Christianity Today’s Book of the Year, 2017

Fleming RutledgeChristianity Today have nominated Fleming Rutledge’s The Crucifixion as 2017 Book of the Year. 

“Fleming Rutledge has always had a reputation for bold, relentlessly scriptural, and Cross-centered preaching. In this book, the work of a lifetime, she pulls back the lid on the deep well of exegetical, theological, and spiritual reflection that has nourished her ministry. If previous generations of evangelicals looked to John Stott’s The Cross of Christ as their definitive work on Christ’s atoning work, I predict future generations of evangelicals will return again and again, in the same way, to The Crucifixion. This book is a classic in the making, one that will go on nurturing gospel-rich preaching for decades to come.” —Wesley Hill, assistant professor of biblical studies, Trinity School for Ministry

An excerpt from the book:

It makes many people queasy nowadays to talk about the wrath of God, but there can be no turning away from this prominent biblical theme.

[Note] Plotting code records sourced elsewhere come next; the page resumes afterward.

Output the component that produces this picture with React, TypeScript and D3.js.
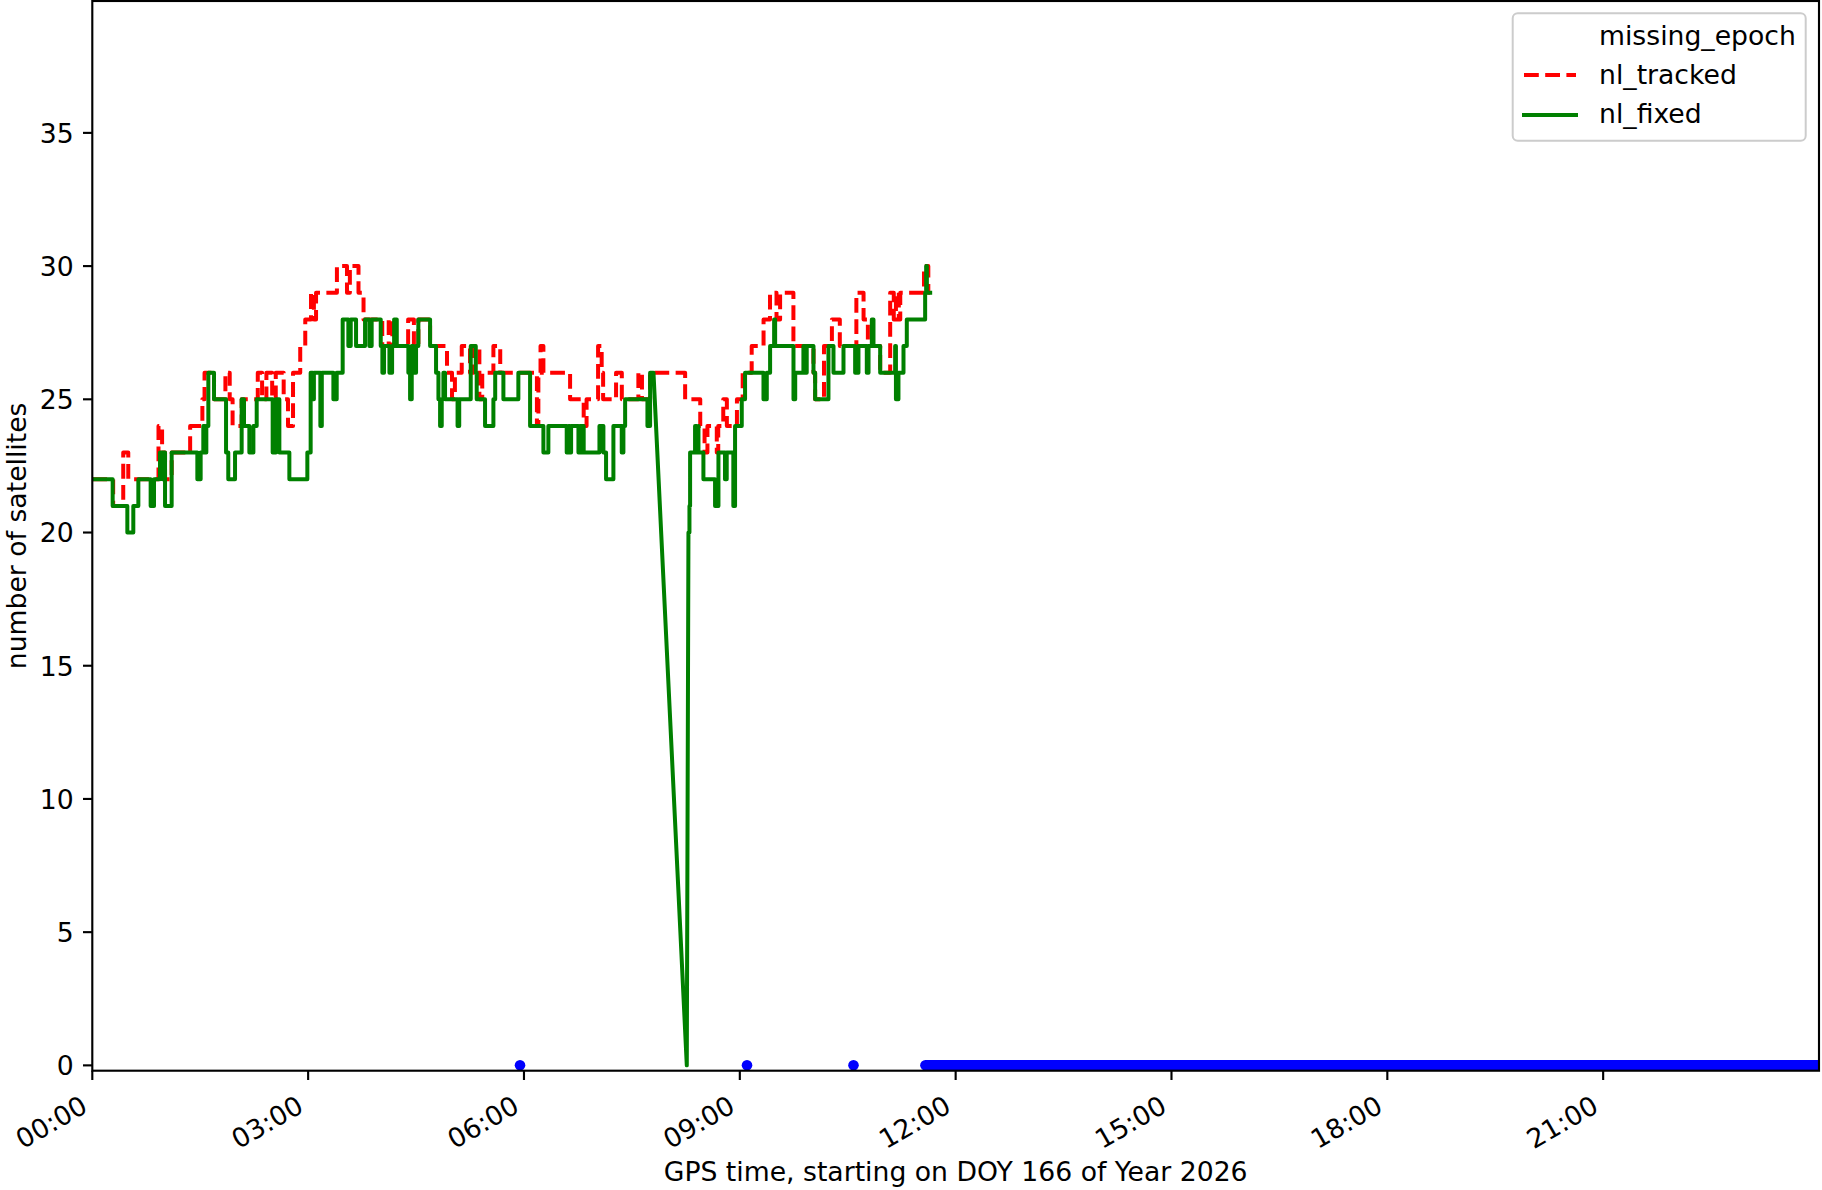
import React from "react";
import * as d3 from "d3";

const W = 1822;
const H = 1190;
const PLOT = { left: 92.3, right: 1819, top: 1, bottom: 1070.7 };

const xTickHours = [0, 3, 6, 9, 12, 15, 18, 21];
const xTickLabels = ["00:00", "03:00", "06:00", "09:00", "12:00", "15:00", "18:00", "21:00"];
const yTickValues = [0, 5, 10, 15, 20, 25, 30, 35];

const xLabel = "GPS time, starting on DOY 166 of Year 2026";
const yLabel = "number of satellites";
const legendLabels = ["missing_epoch", "nl_tracked", "nl_fixed"];

// isolated missing epochs (hours) and the continuous run of missing epochs
const missingEpochHours = [5.945, 9.1, 10.58];
const missingSpanHours = [11.58, 23.99];

// [startHour, value, optional endHour] - value held from start until next start (or endHour)
const nlTracked: number[][] = [
  [0, 22], [0.29, 21], [0.43, 23], [0.5, 22], [0.92, 24], [0.97, 23], [1.011, 22], [1.103, 23],
  [1.36, 24], [1.53, 25], [1.56, 26], [1.692, 25], [1.85, 26], [1.91, 25], [1.95, 24], [2.076, 25],
  [2.3, 26], [2.36, 25], [2.42, 26], [2.5, 25], [2.55, 26], [2.66, 25], [2.72, 24], [2.79, 26],
  [2.89, 27], [2.96, 28], [3.04, 29], [3.08, 28], [3.11, 29], [3.4, 30], [3.54, 29], [3.58, 30],
  [3.7, 29], [3.77, 28], [4.03, 27], [4.12, 28], [4.17, 27], [4.39, 28], [4.47, 27], [4.532, 28],
  [4.695, 27], [4.93, 26], [5.0, 25], [5.04, 26], [5.135, 27], [5.25, 26], [5.3, 27], [5.38, 25],
  [5.42, 26], [5.575, 27], [5.67, 26], [6.18, 24], [6.2, 26], [6.23, 27], [6.27, 26], [6.641, 25],
  [6.83, 24], [6.87, 25], [7.03, 27], [7.08, 26], [7.1, 25], [7.28, 26], [7.36, 25], [7.59, 26],
  [7.64, 25], [7.753, 26], [8.24, 25], [8.45, 24], [8.51, 23], [8.55, 24], [8.68, 23], [8.7, 24],
  [8.77, 25], [8.82, 24], [8.96, 25], [9.04, 26], [9.165, 27], [9.33, 28], [9.42, 29], [9.51, 28],
  [9.56, 29], [9.745, 27], [10.024, 26], [10.047, 25], [10.17, 27], [10.28, 28], [10.39, 27],
  [10.62, 29], [10.72, 28], [10.78, 27], [10.951, 26], [11.09, 29], [11.14, 28], [11.17, 29],
  [11.21, 28], [11.23, 29], [11.56, 30], [11.62, 29, 11.646],
];

const nlFixed: number[][] = [
  [0, 22], [0.283, 21], [0.487, 20], [0.57, 21], [0.64, 22], [0.811, 21], [0.858, 22], [0.941, 23],
  [0.975, 22], [0.99, 23], [1.011, 21], [1.103, 23], [1.46, 22], [1.506, 23], [1.543, 24], [1.57, 23],
  [1.585, 24], [1.613, 26], [1.692, 25], [1.859, 23], [1.89, 22], [1.984, 23], [2.076, 25], [2.109, 24],
  [2.183, 23], [2.239, 24], [2.285, 25], [2.507, 23], [2.553, 25], [2.6, 23], [2.739, 22], [2.989, 23],
  [3.035, 26], [3.063, 25], [3.08, 26], [3.17, 24], [3.19, 26], [3.351, 25], [3.397, 26], [3.48, 28],
  [3.559, 27], [3.592, 28], [3.666, 27], [3.791, 28], [3.851, 27], [3.883, 28], [4.009, 27], [4.032, 26],
  [4.055, 27], [4.13, 26], [4.167, 27], [4.195, 28], [4.232, 27], [4.393, 26], [4.417, 25], [4.44, 27],
  [4.463, 26], [4.5, 27], [4.532, 28], [4.695, 27], [4.778, 26], [4.811, 25], [4.834, 24], [4.857, 25],
  [4.88, 26], [4.903, 25], [5.077, 24], [5.1, 25], [5.26, 27], [5.33, 26], [5.343, 25], [5.459, 24],
  [5.575, 25], [5.6, 26], [5.714, 25], [5.922, 26], [6.085, 24], [6.27, 23], [6.339, 24], [6.594, 23],
  [6.62, 24], [6.641, 23], [6.655, 24], [6.757, 23], [6.775, 24], [6.79, 23], [6.8, 24], [6.83, 23],
  [7.049, 24], [7.104, 23], [7.141, 22], [7.243, 24], [7.359, 23], [7.382, 24], [7.406, 25], [7.716, 24],
  [7.753, 26, 7.8], [8.263, 0, 8.263], [8.286, 20], [8.3, 21], [8.309, 23], [8.378, 24], [8.4, 23],
  [8.42, 24], [8.425, 23], [8.494, 22], [8.656, 21], [8.703, 23], [8.794, 22], [8.818, 23], [8.91, 21],
  [8.934, 24], [9.027, 25], [9.073, 26], [9.329, 25], [9.375, 26], [9.421, 27], [9.477, 28], [9.491, 27],
  [9.746, 25], [9.77, 26], [9.884, 27], [9.91, 26], [9.93, 27], [10.024, 26], [10.047, 25], [10.232, 27],
  [10.302, 26], [10.441, 27], [10.603, 26], [10.649, 27], [10.765, 26], [10.789, 27], [10.835, 28],
  [10.858, 27], [10.951, 26], [11.159, 27], [11.17, 25], [11.205, 26], [11.275, 27], [11.321, 28],
  [11.576, 29], [11.59, 30], [11.6, 29, 11.646],
];

const FONT = "DejaVu Sans";
const FS = 26.67;
const LW = 4;
const TICK = 9.33;
const SPINE = 2.13;
const DASH = "14.8 6.4";

function runsToPoints(runs: number[][]): [number, number][] {
  const pts: [number, number][] = [];
  runs.forEach((r, i) => {
    const end = r[2] !== undefined ? r[2] : i + 1 < runs.length ? runs[i + 1][0] : r[0];
    pts.push([r[0], r[1]]);
    pts.push([end, r[1]]);
  });
  return pts;
}

export default function App() {
  const x = d3.scaleLinear().domain([0, 24]).range([PLOT.left, PLOT.right]);
  const y = d3.scaleLinear().domain([-0.2, 39.95]).range([PLOT.bottom, PLOT.top]);
  const line = d3
    .line<[number, number]>()
    .x((d) => x(d[0]))
    .y((d) => y(d[1]));

  const trackedPath = line(runsToPoints(nlTracked)) || "";
  const fixedPath = line(runsToPoints(nlFixed)) || "";

  const legX = 1512.7;
  const legY = 13.3;
  const legW = 293;
  const legH = 127.4;
  const rowBase = [44.6, 83.9, 122.9];
  const handleX0 = 1524;
  const handleX1 = 1576;

  return (
    <svg
      width={W}
      height={H}
      viewBox={`0 0 ${W} ${H}`}
      style={{ position: "absolute", left: 0, top: 0, background: "#fff" }}
      fontFamily={FONT}
    >
      <rect x={0} y={0} width={W} height={H} fill="#fff" />
      <defs>
        <clipPath id="plotClip">
          <rect x={PLOT.left} y={PLOT.top} width={PLOT.right - PLOT.left} height={PLOT.bottom - PLOT.top} />
        </clipPath>
      </defs>

      <g clipPath="url(#plotClip)">
        {missingEpochHours.map((h, i) => (
          <circle key={i} cx={x(h)} cy={y(0)} r={5.3} fill="#0000ff" />
        ))}
        <line
          x1={x(missingSpanHours[0])}
          x2={x(missingSpanHours[1])}
          y1={y(0)}
          y2={y(0)}
          stroke="#0000ff"
          strokeWidth={10.6}
          strokeLinecap="round"
        />
        <path
          d={trackedPath}
          fill="none"
          stroke="#ff0000"
          strokeWidth={LW}
          strokeDasharray={DASH}
          strokeLinejoin="round"
          strokeLinecap="butt"
        />
        <path
          d={fixedPath}
          fill="none"
          stroke="#008000"
          strokeWidth={LW}
          strokeLinejoin="round"
          strokeLinecap="square"
        />
      </g>

      <rect
        x={PLOT.left}
        y={PLOT.top}
        width={PLOT.right - PLOT.left}
        height={PLOT.bottom - PLOT.top}
        fill="none"
        stroke="#000"
        strokeWidth={SPINE}
      />

      {yTickValues.map((v) => (
        <g key={v}>
          <line x1={PLOT.left - TICK} x2={PLOT.left} y1={y(v)} y2={y(v)} stroke="#000" strokeWidth={SPINE} />
          <text x={PLOT.left - 2 * TICK} y={y(v) + 9.8} textAnchor="end" fontSize={FS} fill="#000">
            {v}
          </text>
        </g>
      ))}

      {xTickHours.map((h, i) => (
        <g key={h}>
          <line x1={x(h)} x2={x(h)} y1={PLOT.bottom} y2={PLOT.bottom + TICK} stroke="#000" strokeWidth={SPINE} />
          <text
            transform={`translate(${x(h) - 3},${1111}) rotate(-30)`}
            textAnchor="end"
            fontSize={FS}
            fill="#000"
          >
            {xTickLabels[i]}
          </text>
        </g>
      ))}

      <text x={(PLOT.left + PLOT.right) / 2} y={1180.5} textAnchor="middle" fontSize={FS} fill="#000">
        {xLabel}
      </text>
      <text
        transform={`translate(25.5,${(PLOT.top + PLOT.bottom) / 2}) rotate(-90)`}
        textAnchor="middle"
        fontSize={FS}
        fill="#000"
      >
        {yLabel}
      </text>

      <rect
        x={legX}
        y={legY}
        width={legW}
        height={legH}
        rx={5}
        ry={5}
        fill="#fff"
        fillOpacity={0.8}
        stroke="#cccccc"
        strokeWidth={2}
      />
      <line
        x1={handleX0}
        x2={handleX1}
        y1={75}
        y2={75}
        stroke="#ff0000"
        strokeWidth={LW}
        strokeDasharray={DASH}
      />
      <line
        x1={handleX0}
        x2={handleX1}
        y1={115}
        y2={115}
        stroke="#008000"
        strokeWidth={LW}
        strokeLinecap="square"
      />
      {legendLabels.map((t, i) => (
        <text key={t} x={1599} y={rowBase[i]} fontSize={FS} fill="#000">
          {t}
        </text>
      ))}
    </svg>
  );
}
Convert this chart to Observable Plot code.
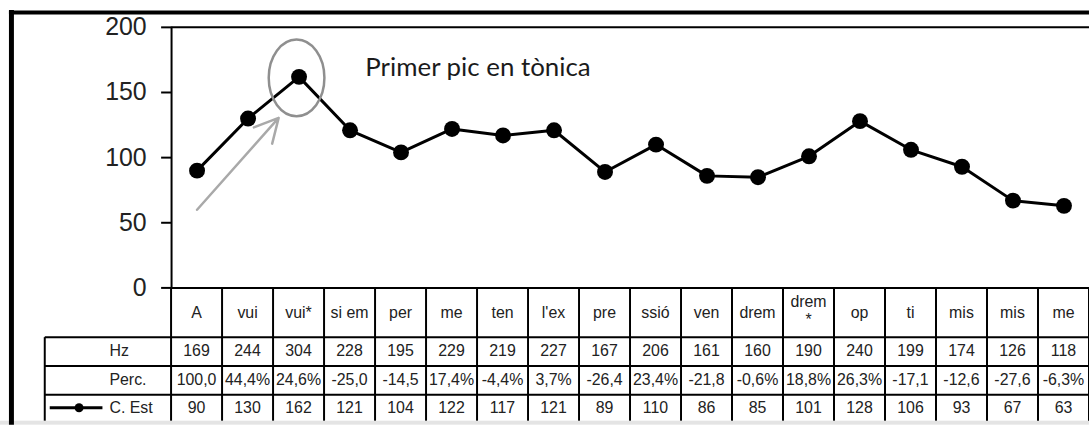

Oppressed peoples from around the world have been empowered by the scriptural picture of a God who is angered by injustice and unrighteousness. If we are resistant to the idea of the wrath of God, we might pause to reflect the next time we are outraged about something—about our property values being threatened, or our children’s educational opportunities being limited, or our tax breaks being eliminated. All of us are capable of anger about something. God’s anger, however, is pure. It does not have the maintenance of privilege as its object but goes out on behalf of those who have no privileges. The wrath of God is not an emotion that flares up from time to time, as though God has temper tantrums. It is a way of describing his absolute enmity against all wrong and his coming to set matters right….

Where is the outrage? It is God’s own; it is the wrath of God against all that stands against his redemptive purpose. It is not an emotion; it is God’s righteous activity in setting right what is wrong. It is God’s intervention on behalf of those who cannot help themselves.